As diverse as operator starting points may be, they all think they will end up in the same place, which is “everywhere”.  We’ve not surveyed an operator who believes that they’ll have anything other than a broad commitment to every single profit-enhancing approach, whether cost- or revenue-driven.  A major reason for that is that operators believe that there’s an enormous battle taking place above them, among appliance giants like Apple, portal players like Netflix or Hulu, the studios and TV networks, and even (increasingly) the consumer electronics and TV companies.  This battle-in-the-skies picture creates a market that shifts directions dramatically as various consumer fads driven by various players ebb and flow.

Verivue, who happens to be the only independent CDN player I ever see in operator deals, has announced a new transparent caching feature to their OneVantage CDN.  With the addition of transparent caching, OneVantage can now support every model of CDN deployment that an operator is likely to be considering, and more important every model they’re ever likely to need to consider.  For operators facing market chaos, it’s comforting to know that the thing you believe to be at the center of your content profit strategy is going to stay on-point through all the market shifts.

Startup players are typically going to take a new slant on things, and the basic architecture of OneVantage is very different, which is why something like transparent caching can be added so easily.  It’s a software-based CDN that can be hosted on pretty much any commercial server and support any storage system from memory through flash to rotating media.  The software logic is virtualization-ready, meaning that it’s cloud-ready, and the components are organized through a Verivue-developed scripting workflow language that makes modification and customization easy.

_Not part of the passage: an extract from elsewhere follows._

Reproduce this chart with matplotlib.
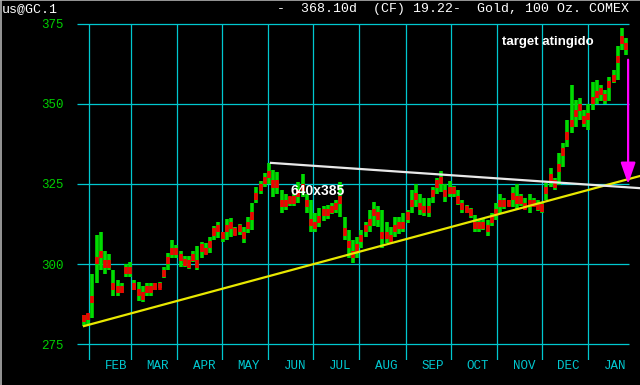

Verivue’s addition of transparent caching is noteworthy in itself because they’re arguably the first player to have a CDN model that spreads across all the various revenue and cost management options that operators see themselves exercising.  What’s probably more noteworthy in the long run is that the things that make it possible to extend the CDN model like this can also support further extension, and that’s darn sure going to be needed as the complicated multi-stakeholder world of streaming video churns and heaves as it evolves.